** Exercise brief **
Extract the opening line of the entries and every line after it, stopping at and including the line that contains "const allCounts = [icaCounts, qioCounts, icaqioCounts];". Do not include pictures.

--- Data provided ---

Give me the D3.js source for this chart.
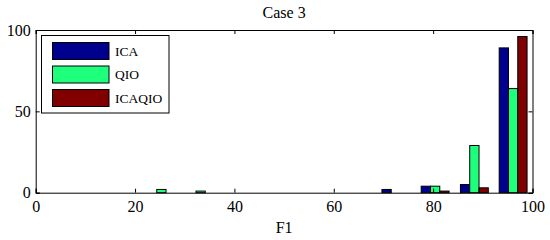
<!DOCTYPE html>
<html>
<head>
<meta charset="utf-8">
<script src="https://cdn.jsdelivr.net/npm/d3@7"></script>
<style>
  body { margin: 0; background: #fff; }
  text { font-family: "Liberation Serif", "Times New Roman", serif; fill: #000; }
</style>
</head>
<body>
<div class="chart"></div>
<script>
// data (histogram, 10 bins)
const binCenters = [25.3, 33.2, 41.0, 48.9, 56.8, 64.7, 72.5, 80.4, 88.3, 96.1];
const seriesNames = ["ICA", "QIO", "ICAQIO"];
const icaCounts    = [0, 0, 0, 0, 0, 0, 2, 4, 5, 89];
const qioCounts    = [2, 1, 0, 0, 0, 0, 0, 4, 29, 64];
const icaqioCounts = [0, 0, 0, 0, 0, 0, 0, 1, 3, 96];
const seriesColors = ["#00008f", "#1eff7c", "#800000"];
const xTicks = [0, 20, 40, 60, 80, 100];
const yTicks = [0, 50, 100];

const width = 550;
const height = 240;
const margin = { top: 30, right: 17.5, bottom: 47.3, left: 35.7 };

const svg = d3.select('.chart')
  .append('svg')
  .attr('width', width)
  .attr('height', height);

const x = d3.scaleLinear()
  .domain([0, 100])
  .range([margin.left, width - margin.right]);

const y = d3.scaleLinear()
  .domain([0, 100])
  .range([height - margin.bottom, margin.top]);

const barW = 1.87; // bar width in F1 units
const allCounts = [icaCounts, qioCounts, icaqioCounts];

const bars = [];
allCounts.forEach((counts, s) => {
  counts.forEach((c, i) => {
    if (c > 0) bars.push({ s, center: binCenters[i], value: c });
  });
});

svg.append("g")
  .selectAll("rect")
  .data(bars)
  .join("rect")
  .attr("x", d => x(d.center + (d.s - 1.5) * barW))
  .attr("y", d => y(d.value))
  .attr("width", d => x(barW) - x(0))
  .attr("height", d => y(0) - y(d.value))
  .attr("fill", d => seriesColors[d.s])
  .attr("stroke", "#000")
  .attr("stroke-width", 1);

// axes (ticks inside, mirrored on top/right)
const tickLen = 4;
const xAxis = g => {
  g.attr("transform", `translate(0,${height - margin.bottom})`)
  .call(d3.axisBottom(x).tickValues(xTicks).tickSize(-tickLen).tickPadding(8))
  .attr("font-size", "16px")
  .attr("font-family", null);
};
const xAxisTop = g => {
  g.attr("transform", `translate(0,${margin.top})`)
  .call(d3.axisTop(x).tickValues(xTicks).tickSize(-tickLen).tickFormat(""));
};
const yAxis = g => {
  g.attr("transform", `translate(${margin.left},0)`)
  .call(d3.axisLeft(y).tickValues(yTicks).tickSize(-tickLen).tickPadding(5))
  .attr("font-size", "16px")
  .attr("font-family", null);
};
const yAxisRight = g => {
  g.attr("transform", `translate(${width - margin.right},0)`)
  .call(d3.axisRight(y).tickValues(yTicks).tickSize(-tickLen).tickFormat(""));
};

svg.append("g").call(xAxis);
svg.append("g").call(xAxisTop);
svg.append("g").call(yAxis);
svg.append("g").call(yAxisRight);
svg.selectAll(".domain").attr("stroke", "#000");
svg.selectAll(".tick line").attr("stroke", "#000");
svg.selectAll(".tick text").attr("fill", "#000");

// title and label
svg.append("text")
  .attr("x", (margin.left + width - margin.right) / 2)
  .attr("y", 18)
  .attr("text-anchor", "middle")
  .attr("font-size", "16px")
  .text("Case 3");

svg.append("text")
  .attr("x", (margin.left + width - margin.right) / 2)
  .attr("y", 233)
  .attr("text-anchor", "middle")
  .attr("font-size", "16px")
  .text("F1");

// legend
const legend = svg.append("g").attr("transform", "translate(41.5,35.5)");
legend.append("rect")
  .attr("width", 127.5)
  .attr("height", 77.5)
  .attr("fill", "#fff")
  .attr("stroke", "#000");

const item = legend.selectAll("g.item")
  .data(seriesNames)
  .join("g")
  .attr("class", "item")
  .attr("transform", (d, i) => `translate(0,${7 + i * 23.5})`);

item.append("rect")
  .attr("x", 11)
  .attr("width", 56.5)
  .attr("height", 17)
  .attr("fill", (d, i) => seriesColors[i])
  .attr("stroke", "#000");

item.append("text")
  .attr("x", 73.5)
  .attr("y", 8.5)
  .attr("dy", "0.35em")
  .attr("font-size", "13.5px")
  .text(d => d);
</script>
</body>
</html>
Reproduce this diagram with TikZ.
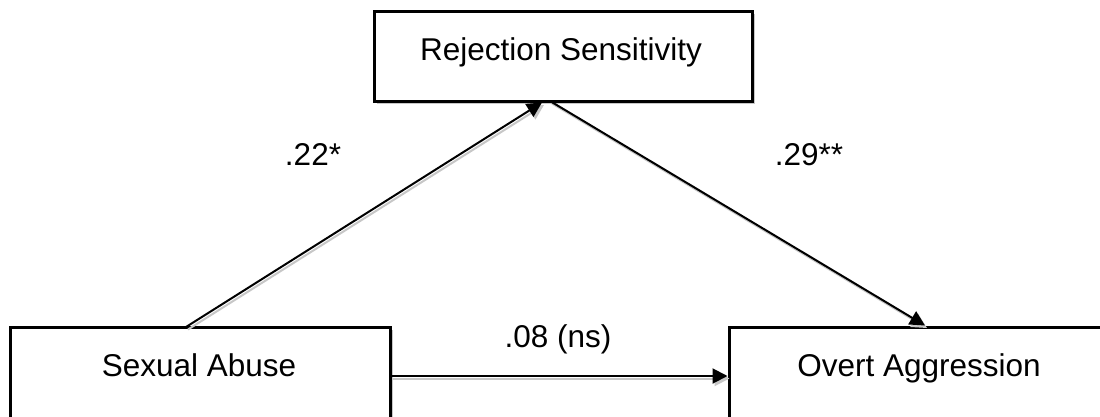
\documentclass[tikz,border=0pt]{standalone}
\usepackage{fontspec}
\setmainfont{Liberation Sans}
\usetikzlibrary{arrows.meta,shadows,calc}
\tikzset{
  box/.style={draw=black, line width=3pt, fill=white, rectangle, inner sep=0pt, outer sep=0pt, anchor=north west,
    drop shadow={shadow xshift=3pt, shadow yshift=-3pt, fill=black!22, opacity=1}},
  txt/.style={font=\fontsize{31.5}{36}\selectfont, inner sep=0pt, anchor=base},
  conn/.style={line width=2pt, -{Triangle[length=15pt,width=15pt]},
    preaction={draw=black!22, line width=2pt, -{Triangle[length=15pt,width=15pt]}, transform canvas={xshift=2pt,yshift=-2.5pt}}}
}
\begin{document}
\begin{tikzpicture}[x=1pt,y=-1pt]
\useasboundingbox (0,0) rectangle (1100,416);
\clip (0,0) rectangle (1100,416);
\fill[white] (0,0) rectangle (1100,416);
% boxes
\node[box, minimum width=378pt, minimum height=90pt] (rs) at (374,11) {};
\node[box, minimum width=380pt, minimum height=140pt] (sa) at (10,327) {};
\node[box, minimum width=400pt, minimum height=140pt] (oa) at (729,327) {};
% box texts
\node[txt] (rst) at (561,60) {Rejection Sensitivity};
\node[txt] (sat) at (199,376) {Sexual Abuse};
\node[txt] (oat) at (919,376) {Overt Aggression};
% connector end points
\coordinate (a1) at ($(sa.north west)+(176,0)$);
\coordinate (a2) at ($(rs.south west)+(168,1.5)$);
\coordinate (b1) at ($(rs.south west)+(176,0)$);
\coordinate (b2) at ($(oa.north west)+(196,-1.5)$);
\coordinate (c1) at ($(sa.north east)+(0,49)$);
\coordinate (c2) at ($(oa.north west)+(-1.5,49)$);
\draw[conn] (a1) -- (a2);
\draw[conn] (b1) -- (b2);
\draw[conn] (c1) -- (c2);
% path labels
\node[txt] (l1) at (313,165) {.22*};
\node[txt] (l2) at (809,165) {.29**};
\node[txt] (l3) at (558,347) {.08 (ns)};
\end{tikzpicture}
\end{document}
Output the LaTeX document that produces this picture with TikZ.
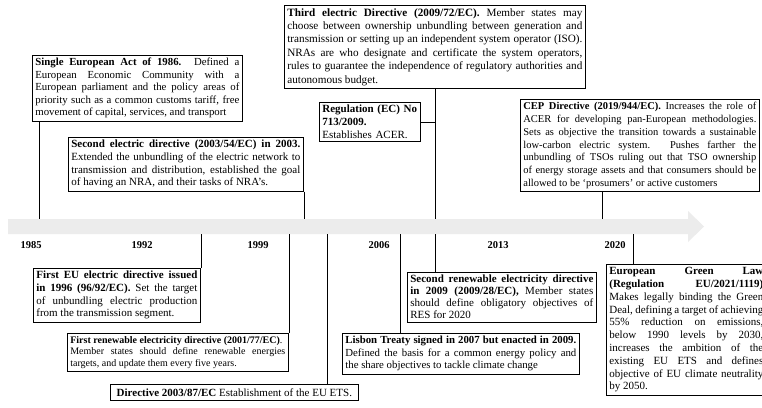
\documentclass[tikz,border=0pt]{standalone}
\usepackage{fontspec}
\setmainfont{Liberation Serif}
\usetikzlibrary{positioning}

\hyphenpenalty=10000
\exhyphenpenalty=10000
\tolerance=9999
\emergencystretch=2em

\tikzset{
	evbox/.style={draw, line width=0.7pt, anchor=north west, inner sep=3pt, align=justify},
	yearlbl/.style={font=\fontsize{10.5}{12}\selectfont\bfseries},
	link/.style={line width=0.7pt}
}

\begin{document}
\begin{tikzpicture}[x=1pt,y=-1pt]
	\clip (0,0) rectangle (762,407);
	\fill [white] (0,0) rectangle (762,407);
	
	% timeline arrow
	\fill [gray!15] (8,219) -- (688,219) -- (688,211) -- (704,226.5) -- (688,242) -- (688,234) -- (8,234) -- cycle;
	
	\foreach \yr/\xx in {1985/31,1992/142,1999/258,2006/379,2013/498,2020/615}
		\node [yearlbl] (y\yr) at (\xx,245) {\yr};
	
	% above the line
	\node [evbox, text width=204pt, font=\fontsize{10.8}{12.4}\selectfont] (sea) at (32,55) {\textbf{Single European Act of 1986.} Defined a\linebreak European Economic Community with a\linebreak European parliament and the policy areas of\linebreak priority such as a common customs tariff, free\linebreak movement of capital, services, and transport};
	\node [evbox, text width=229pt, font=\fontsize{11}{12.65}\selectfont] (sed) at (68,137) {\textbf{Second electric directive (2003/54/EC) in 2003.}\linebreak Extended the unbundling of the electric network to\linebreak transmission and distribution, established the goal\linebreak of having an NRA, and their tasks of NRA’s.};
	\node [evbox, text width=295pt, font=\fontsize{11.2}{13.4}\selectfont] (third) at (284,5) {\textbf{Third electric Directive (2009/72/EC).} Member states may\linebreak choose between ownership unbundling between generation and\linebreak transmission or setting up an independent system operator (ISO).\linebreak NRAs are who designate and certificate the system operators,\linebreak rules to guarantee the independence of regulatory authorities and\linebreak autonomous budget.};
	\node [evbox, text width=95pt, align=left, font=\fontsize{11}{12.65}\selectfont] (reg) at (319,102) {\textbf{Regulation (EC) No 713/2009.}\\ Establishes ACER.};
	\node [evbox, text width=233pt, font=\fontsize{10.5}{12.8}\selectfont] (cep) at (520,99) {\textbf{CEP Directive (2019/944/EC).} Increases the role of\linebreak ACER for developing pan-European methodologies.\linebreak Sets as objective the transition towards a sustainable\linebreak low-carbon electric system. Pushes farther the\linebreak unbundling of TSOs ruling out that TSO ownership\linebreak of energy storage assets and that consumers should be\linebreak allowed to be ‘prosumers’ or active customers};
	
	% below the line
	\node [evbox, text width=161pt, font=\fontsize{11}{12.65}\selectfont] (firstEU) at (33,268) {\textbf{First EU electric directive issued}\linebreak \textbf{in 1996 (96/92/EC).} Set the target\linebreak of unbundling electric production\linebreak from the transmission segment.};
	\node [evbox, text width=215pt, font=\fontsize{10}{11.5}\selectfont] (firstRen) at (67,333) {\textbf{First renewable electricity directive (2001/77/EC)}.\\ Member states should define renewable energies\linebreak targets, and update them every five years.};
	\node [evbox, minimum width=248pt, inner ysep=4pt, align=center, font=\fontsize{11}{12.65}\selectfont] (dirETS) at (110,384) {\textbf{Directive 2003/87/EC} Establishment of the EU ETS.};
	\node [evbox, text width=231pt, font=\fontsize{10.8}{12.4}\selectfont] (lisbon) at (342,333) {\textbf{Lisbon Treaty signed in 2007 but enacted in 2009.}\linebreak Defined the basis for a common energy policy and\linebreak the share objectives to tackle climate change};
	\node [evbox, text width=183pt, font=\fontsize{11}{12}\selectfont] (secRen) at (407,272) {\textbf{Second renewable electricity directive}\linebreak \textbf{in 2009 (2009/28/EC),} Member states\linebreak should define obligatory objectives of\linebreak RES for 2020};
	\node [evbox, text width=154pt, font=\fontsize{11}{12.8}\selectfont] (green) at (606,264) {\textbf{European Green Law}\linebreak \textbf{(Regulation EU/2021/1119)}\linebreak Makes legally binding the Green\linebreak Deal, defining a target of achieving\linebreak 55\% reduction on emissions,\linebreak below 1990 levels by 2030,\linebreak increases the ambition of the\linebreak existing EU ETS and defines\linebreak objective of EU climate neutrality\linebreak by 2050.};
	
	% drop lines
	\foreach \nm/\xx in {sea/39,sed/304,third/435,cep/602}
		\coordinate (up-\nm) at (\xx,219);
	\foreach \nm/\xx in {firstEU/201,firstRen/289,dirETS/327,lisbon/400,secRen/435,green/633}
		\coordinate (dn-\nm) at (\xx,234);
	\foreach \nm in {sea,sed,third,cep}
		\draw [link] (\nm.south -| up-\nm) -- (up-\nm);
	\foreach \nm in {firstEU,firstRen,dirETS,lisbon,secRen,green}
		\draw [link] (dn-\nm) -- (\nm.north -| dn-\nm);
	\draw [link] (reg.east) -- (reg.east -| up-third);
\end{tikzpicture}
\end{document}
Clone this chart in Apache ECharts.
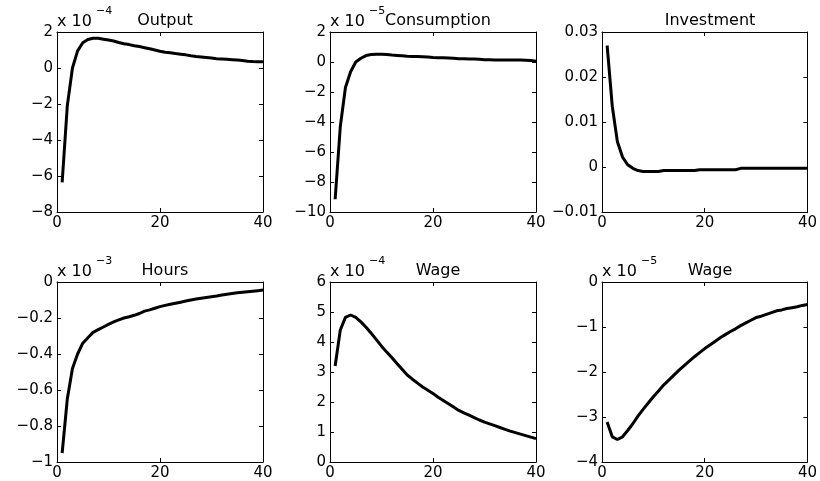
<!DOCTYPE html>
<html>
<head>
<meta charset="utf-8">
<script src="https://cdn.jsdelivr.net/npm/echarts@6/dist/echarts.min.js"></script>
<style>
  html, body { margin: 0; padding: 0; background: #fff; }
  #main { width: 820px; height: 481px; }
</style>
</head>
<body>
<div id="main"></div>
<script>
  // impulse responses, periods 1..40 (values in the units shown on each axis)
  var periods = [1,2,3,4,5,6,7,8,9,10,11,12,13,14,15,16,17,18,19,20,21,22,23,24,25,26,27,28,29,30,31,32,33,34,35,36,37,38,39,40];

  var output = [-6.35,-2.1,0.0,0.95,1.4,1.58,1.65,1.65,1.6,1.55,1.5,1.42,1.35,1.3,1.24,1.19,1.13,1.07,1.0,0.93,
    0.88,0.85,0.8,0.77,0.73,0.68,0.64,0.61,0.58,0.55,0.52,0.5,0.48,0.46,0.44,0.42,0.38,0.36,0.35,0.35];
  var consumption = [-9.15,-4.3,-1.7,-0.65,0.0,0.25,0.43,0.5,0.52,0.52,0.5,0.46,0.44,0.42,0.38,0.37,0.36,0.35,0.33,0.3,
    0.29,0.28,0.27,0.25,0.22,0.21,0.2,0.2,0.18,0.15,0.15,0.14,0.14,0.14,0.14,0.13,0.13,0.12,0.1,0.05];
  var investment = [0.027,0.0135,0.0056,0.0022,0.0005,-0.0003,-0.0008,-0.001,-0.001,-0.001,-0.001,-0.0008,-0.0008,-0.0008,-0.0008,-0.0008,-0.0008,-0.0008,-0.0006,-0.0006,
    -0.0006,-0.0006,-0.0006,-0.0006,-0.0006,-0.0006,-0.0003,-0.0003,-0.0003,-0.0003,-0.0003,-0.0003,-0.0003,-0.0003,-0.0003,-0.0003,-0.0003,-0.0003,-0.0003,-0.0003];
  var hours = [-0.95,-0.65,-0.48,-0.4,-0.34,-0.31,-0.28,-0.265,-0.25,-0.235,-0.222,-0.21,-0.2,-0.193,-0.185,-0.175,-0.162,-0.155,-0.146,-0.137,
    -0.13,-0.124,-0.118,-0.112,-0.106,-0.1,-0.095,-0.09,-0.086,-0.082,-0.078,-0.072,-0.068,-0.064,-0.06,-0.057,-0.054,-0.051,-0.048,-0.045];
  var wage = [3.2,4.4,4.82,4.9,4.82,4.67,4.49,4.29,4.08,3.86,3.67,3.48,3.28,3.09,2.9,2.76,2.63,2.5,2.39,2.28,
    2.16,2.05,1.94,1.83,1.72,1.64,1.56,1.48,1.4,1.33,1.27,1.21,1.15,1.09,1.03,0.98,0.93,0.88,0.83,0.78];
  var wage2 = [-3.11,-3.44,-3.5,-3.44,-3.3,-3.15,-2.98,-2.83,-2.69,-2.55,-2.42,-2.29,-2.18,-2.07,-1.96,-1.86,-1.76,-1.66,-1.57,-1.48,
    -1.4,-1.32,-1.24,-1.17,-1.1,-1.04,-0.97,-0.91,-0.85,-0.79,-0.76,-0.72,-0.68,-0.64,-0.62,-0.59,-0.57,-0.55,-0.52,-0.5];

  var titles = ['Output', 'Consumption', 'Investment', 'Hours', 'Wage', 'Wage'];
  var exponents = ['\u22124', '\u22125', null, '\u22123', '\u22124', '\u22125'];
  var series_data = [output, consumption, investment, hours, wage, wage2];
  var yMin = [-8, -10, -0.01, -1, 0, -4];
  var yMax = [2, 2, 0.03, 0, 6, 0];
  var yStep = [2, 2, 0.01, 0.2, 1, 1];
  var xTicks = { min: 0, max: 40, interval: 20 };

  var chart = echarts.init(document.getElementById('main'));
  var font = 'DejaVu Sans';
  var lefts = [57, 330, 602];
  var tops = [32, 282];
  var W = 206, H = 180;

  function fmt(v) {
    return String(+(+v).toFixed(4)).replace('-', '\u2212');
  }

  var grids = [], xAxes = [], yAxes = [], series = [], graphics = [], titleList = [];

  titles.forEach(function (t, i) {
    var col = i % 3, row = Math.floor(i / 3);
    var L = lefts[col], T = tops[row];
    grids.push({ left: L, top: T, width: W, height: H });

    var tick = { show: true, inside: true, length: 4, lineStyle: { color: '#000' } };
    var line = { show: true, onZero: false, lineStyle: { color: '#000', width: 1 } };

    xAxes.push({
      gridIndex: i, type: 'value', min: xTicks.min, max: xTicks.max, interval: xTicks.interval,
      position: 'bottom', axisLine: line, axisTick: tick, splitLine: { show: false },
      axisLabel: { color: '#000', fontFamily: font, fontSize: 15, margin: 4, formatter: fmt }
    });
    xAxes.push({
      gridIndex: i, type: 'value', min: xTicks.min, max: xTicks.max, interval: xTicks.interval,
      position: 'top', axisLine: line, axisTick: tick, splitLine: { show: false },
      axisLabel: { show: false }
    });
    yAxes.push({
      gridIndex: i, type: 'value', min: yMin[i], max: yMax[i], interval: yStep[i],
      position: 'left', axisLine: line, axisTick: tick, splitLine: { show: false },
      axisLabel: { color: '#000', fontFamily: font, fontSize: 15, margin: 4, formatter: fmt }
    });
    yAxes.push({
      gridIndex: i, type: 'value', min: yMin[i], max: yMax[i], interval: yStep[i],
      position: 'right', axisLine: line, axisTick: tick, splitLine: { show: false },
      axisLabel: { show: false }
    });

    series.push({
      type: 'line', xAxisIndex: 2 * i, yAxisIndex: 2 * i,
      data: periods.map(function (p, k) { return [p, series_data[i][k]]; }),
      showSymbol: false, symbol: 'none',
      lineStyle: { color: '#000', width: 3 },
      animation: false
    });

    titleList.push({
      text: t, left: L + W / 2, top: T - 24, textAlign: 'center',
      textStyle: { color: '#000', fontFamily: font, fontSize: 16, fontWeight: 'normal' }
    });

    if (exponents[i]) {
      graphics.push({
        type: 'text', left: L, top: T - 18,
        style: { text: 'x 10', fill: '#000', font: '16px "' + font + '"' }
      });
      graphics.push({
        type: 'text', left: L + 39, top: T - 26,
        style: { text: exponents[i], fill: '#000', font: '11px "' + font + '"' }
      });
    }
  });

  chart.setOption({
    backgroundColor: '#fff',
    animation: false,
    title: titleList,
    grid: grids,
    xAxis: xAxes,
    yAxis: yAxes,
    series: series,
    graphic: graphics
  });
</script>
</body>
</html>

---

** Solution to this problem **
Give me the D3.js source for this chart.
<!DOCTYPE html>
<html>
<head>
<meta charset="utf-8">
<script src="https://cdn.jsdelivr.net/npm/d3@7"></script>
<style>
  body { margin: 0; background: #fff; }
  text { font-family: "Liberation Serif", "Times New Roman", serif; fill: #000; }
</style>
</head>
<body>
<div class="chart"></div>
<script>
// data (histogram, 10 bins)
const binCenters = [25.3, 33.2, 41.0, 48.9, 56.8, 64.7, 72.5, 80.4, 88.3, 96.1];
const seriesNames = ["ICA", "QIO", "ICAQIO"];
const icaCounts    = [0, 0, 0, 0, 0, 0, 2, 4, 5, 89];
const qioCounts    = [2, 1, 0, 0, 0, 0, 0, 4, 29, 64];
const icaqioCounts = [0, 0, 0, 0, 0, 0, 0, 1, 3, 96];
const seriesColors = ["#00008f", "#1eff7c", "#800000"];
const xTicks = [0, 20, 40, 60, 80, 100];
const yTicks = [0, 50, 100];

const width = 550;
const height = 240;
const margin = { top: 30, right: 17.5, bottom: 47.3, left: 35.7 };

const svg = d3.select('.chart')
  .append('svg')
  .attr('width', width)
  .attr('height', height);

const x = d3.scaleLinear()
  .domain([0, 100])
  .range([margin.left, width - margin.right]);

const y = d3.scaleLinear()
  .domain([0, 100])
  .range([height - margin.bottom, margin.top]);

const barW = 1.87; // bar width in F1 units
const allCounts = [icaCounts, qioCounts, icaqioCounts];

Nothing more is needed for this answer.